Restate word for word the lines beginning at the one that contains "Give me the matplotlib source for this chart." and ending at the one that contains "ax = fig.add_axes([16"; include both and nothing else.

Figure scripts:

—————

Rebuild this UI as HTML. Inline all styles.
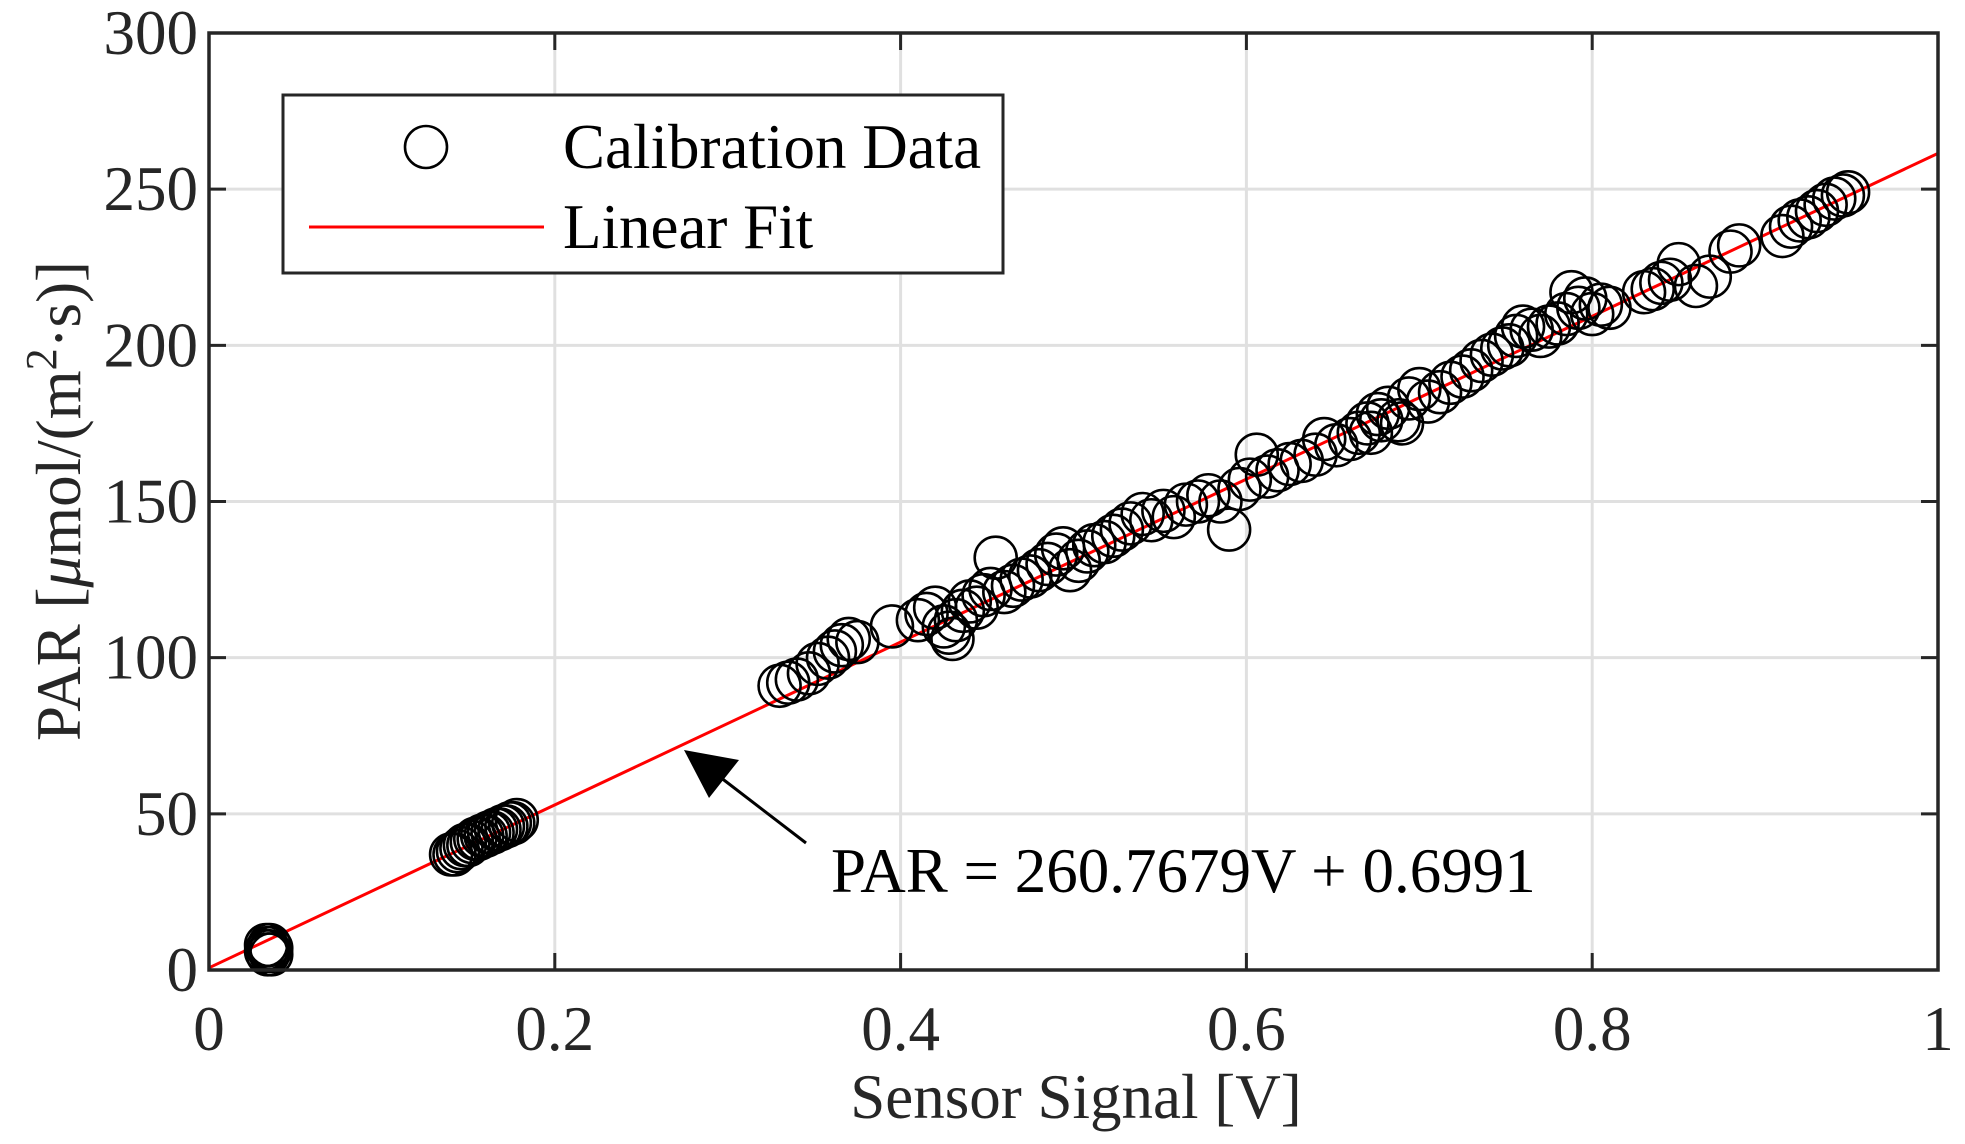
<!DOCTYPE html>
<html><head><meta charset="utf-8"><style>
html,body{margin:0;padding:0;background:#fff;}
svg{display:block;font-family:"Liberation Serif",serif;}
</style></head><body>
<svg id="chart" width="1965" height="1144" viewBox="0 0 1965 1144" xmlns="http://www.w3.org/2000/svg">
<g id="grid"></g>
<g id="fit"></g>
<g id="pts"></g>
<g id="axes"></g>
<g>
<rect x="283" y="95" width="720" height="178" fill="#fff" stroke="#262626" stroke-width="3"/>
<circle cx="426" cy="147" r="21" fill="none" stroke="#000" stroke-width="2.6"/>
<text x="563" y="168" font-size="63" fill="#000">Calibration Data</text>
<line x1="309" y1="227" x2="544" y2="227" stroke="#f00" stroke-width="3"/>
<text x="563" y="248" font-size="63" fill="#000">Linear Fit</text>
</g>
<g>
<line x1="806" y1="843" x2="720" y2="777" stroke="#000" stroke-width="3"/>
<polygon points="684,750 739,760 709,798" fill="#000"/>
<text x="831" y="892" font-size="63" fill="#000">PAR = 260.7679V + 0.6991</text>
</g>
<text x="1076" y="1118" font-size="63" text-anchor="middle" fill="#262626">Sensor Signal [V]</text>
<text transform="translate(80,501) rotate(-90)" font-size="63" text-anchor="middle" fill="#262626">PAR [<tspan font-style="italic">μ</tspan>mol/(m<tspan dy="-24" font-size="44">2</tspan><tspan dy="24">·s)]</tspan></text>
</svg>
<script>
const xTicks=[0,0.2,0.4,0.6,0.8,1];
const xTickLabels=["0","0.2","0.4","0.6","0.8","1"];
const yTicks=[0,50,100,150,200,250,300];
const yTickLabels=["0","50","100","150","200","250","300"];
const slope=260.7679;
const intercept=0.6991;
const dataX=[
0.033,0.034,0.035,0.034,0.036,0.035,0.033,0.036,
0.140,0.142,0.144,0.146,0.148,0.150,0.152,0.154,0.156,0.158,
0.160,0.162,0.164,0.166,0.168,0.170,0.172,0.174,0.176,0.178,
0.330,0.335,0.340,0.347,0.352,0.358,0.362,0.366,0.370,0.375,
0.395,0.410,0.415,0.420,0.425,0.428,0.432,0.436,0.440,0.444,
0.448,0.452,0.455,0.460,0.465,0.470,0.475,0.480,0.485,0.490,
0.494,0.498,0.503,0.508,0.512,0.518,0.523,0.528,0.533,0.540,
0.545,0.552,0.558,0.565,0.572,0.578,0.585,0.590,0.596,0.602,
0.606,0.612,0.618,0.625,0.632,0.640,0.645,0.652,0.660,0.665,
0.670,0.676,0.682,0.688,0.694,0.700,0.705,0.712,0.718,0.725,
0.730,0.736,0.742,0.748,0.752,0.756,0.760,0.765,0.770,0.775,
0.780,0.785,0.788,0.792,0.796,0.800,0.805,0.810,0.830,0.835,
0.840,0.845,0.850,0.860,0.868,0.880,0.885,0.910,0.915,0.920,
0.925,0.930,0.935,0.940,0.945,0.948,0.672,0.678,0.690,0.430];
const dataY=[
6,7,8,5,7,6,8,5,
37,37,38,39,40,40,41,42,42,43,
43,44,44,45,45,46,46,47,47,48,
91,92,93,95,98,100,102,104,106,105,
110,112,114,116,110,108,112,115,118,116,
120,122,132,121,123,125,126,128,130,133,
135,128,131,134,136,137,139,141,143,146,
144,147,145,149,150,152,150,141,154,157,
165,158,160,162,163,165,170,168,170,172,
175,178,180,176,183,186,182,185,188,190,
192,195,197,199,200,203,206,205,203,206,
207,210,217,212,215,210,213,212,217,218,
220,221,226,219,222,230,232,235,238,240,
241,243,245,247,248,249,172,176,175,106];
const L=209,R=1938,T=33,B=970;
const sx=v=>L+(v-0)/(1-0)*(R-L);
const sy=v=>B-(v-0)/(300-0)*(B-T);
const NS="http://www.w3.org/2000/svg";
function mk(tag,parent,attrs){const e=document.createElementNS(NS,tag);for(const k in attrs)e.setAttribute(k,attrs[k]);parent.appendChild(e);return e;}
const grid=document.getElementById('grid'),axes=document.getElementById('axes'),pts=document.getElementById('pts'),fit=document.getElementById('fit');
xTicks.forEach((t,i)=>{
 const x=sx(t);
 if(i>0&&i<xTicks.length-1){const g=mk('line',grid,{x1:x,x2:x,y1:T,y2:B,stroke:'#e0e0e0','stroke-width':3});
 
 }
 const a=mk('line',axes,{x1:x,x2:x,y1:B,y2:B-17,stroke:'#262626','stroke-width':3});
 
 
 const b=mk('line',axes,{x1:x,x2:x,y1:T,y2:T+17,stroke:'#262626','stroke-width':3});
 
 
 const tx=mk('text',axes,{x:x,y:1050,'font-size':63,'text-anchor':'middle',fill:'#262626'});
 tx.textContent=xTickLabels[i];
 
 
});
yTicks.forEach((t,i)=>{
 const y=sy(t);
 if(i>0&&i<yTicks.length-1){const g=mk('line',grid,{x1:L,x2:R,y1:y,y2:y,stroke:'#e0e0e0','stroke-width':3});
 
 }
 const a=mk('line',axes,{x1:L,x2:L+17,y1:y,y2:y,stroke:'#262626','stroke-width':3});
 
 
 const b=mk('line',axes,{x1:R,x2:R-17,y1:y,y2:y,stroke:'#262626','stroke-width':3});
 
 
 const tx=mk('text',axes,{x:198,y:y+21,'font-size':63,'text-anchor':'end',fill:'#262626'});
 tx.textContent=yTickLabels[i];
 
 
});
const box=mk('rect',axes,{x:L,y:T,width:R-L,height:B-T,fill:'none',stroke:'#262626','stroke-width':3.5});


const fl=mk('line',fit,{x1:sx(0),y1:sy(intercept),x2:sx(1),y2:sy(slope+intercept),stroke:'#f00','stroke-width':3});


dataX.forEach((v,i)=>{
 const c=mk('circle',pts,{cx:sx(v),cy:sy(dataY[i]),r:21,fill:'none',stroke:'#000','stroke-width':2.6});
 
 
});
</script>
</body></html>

—————

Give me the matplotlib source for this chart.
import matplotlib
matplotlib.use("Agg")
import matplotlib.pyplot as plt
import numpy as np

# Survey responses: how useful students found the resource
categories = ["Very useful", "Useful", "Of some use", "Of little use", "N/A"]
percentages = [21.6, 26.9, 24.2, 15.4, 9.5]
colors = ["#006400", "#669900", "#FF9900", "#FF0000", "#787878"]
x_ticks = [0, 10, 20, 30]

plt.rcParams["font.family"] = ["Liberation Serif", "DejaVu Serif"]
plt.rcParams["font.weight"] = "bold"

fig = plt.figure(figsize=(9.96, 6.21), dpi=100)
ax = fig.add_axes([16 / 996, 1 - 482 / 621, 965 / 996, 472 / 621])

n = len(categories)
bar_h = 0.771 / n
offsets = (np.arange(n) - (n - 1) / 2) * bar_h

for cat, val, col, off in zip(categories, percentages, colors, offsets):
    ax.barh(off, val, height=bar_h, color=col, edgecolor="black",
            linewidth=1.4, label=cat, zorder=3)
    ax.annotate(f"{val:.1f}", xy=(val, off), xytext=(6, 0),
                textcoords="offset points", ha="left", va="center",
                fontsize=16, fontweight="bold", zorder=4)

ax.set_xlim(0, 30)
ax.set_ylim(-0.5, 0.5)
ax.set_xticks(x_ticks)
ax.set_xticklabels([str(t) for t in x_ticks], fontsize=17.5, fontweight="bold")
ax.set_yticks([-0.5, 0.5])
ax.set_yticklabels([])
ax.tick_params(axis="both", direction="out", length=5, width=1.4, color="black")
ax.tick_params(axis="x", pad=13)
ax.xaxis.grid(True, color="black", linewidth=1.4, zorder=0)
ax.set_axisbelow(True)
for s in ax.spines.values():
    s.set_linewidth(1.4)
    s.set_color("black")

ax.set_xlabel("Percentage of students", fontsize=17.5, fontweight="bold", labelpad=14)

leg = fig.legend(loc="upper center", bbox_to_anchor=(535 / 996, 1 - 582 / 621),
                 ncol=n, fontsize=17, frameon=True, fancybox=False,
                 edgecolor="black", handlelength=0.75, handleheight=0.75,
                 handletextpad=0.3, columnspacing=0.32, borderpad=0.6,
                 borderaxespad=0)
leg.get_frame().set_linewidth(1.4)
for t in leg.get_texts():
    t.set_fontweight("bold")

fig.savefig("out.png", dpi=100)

—————

▸ Solved exercise:
Give me the matplotlib source for this chart.
import matplotlib
matplotlib.use("Agg")
import matplotlib.pyplot as plt
import numpy as np

# Survey responses: how useful students found the resource
categories = ["Very useful", "Useful", "Of some use", "Of little use", "N/A"]
percentages = [21.6, 26.9, 24.2, 15.4, 9.5]
colors = ["#006400", "#669900", "#FF9900", "#FF0000", "#787878"]
x_ticks = [0, 10, 20, 30]

plt.rcParams["font.family"] = ["Liberation Serif", "DejaVu Serif"]
plt.rcParams["font.weight"] = "bold"

fig = plt.figure(figsize=(9.96, 6.21), dpi=100)
ax = fig.add_axes([16 / 996, 1 - 482 / 621, 965 / 996, 472 / 621])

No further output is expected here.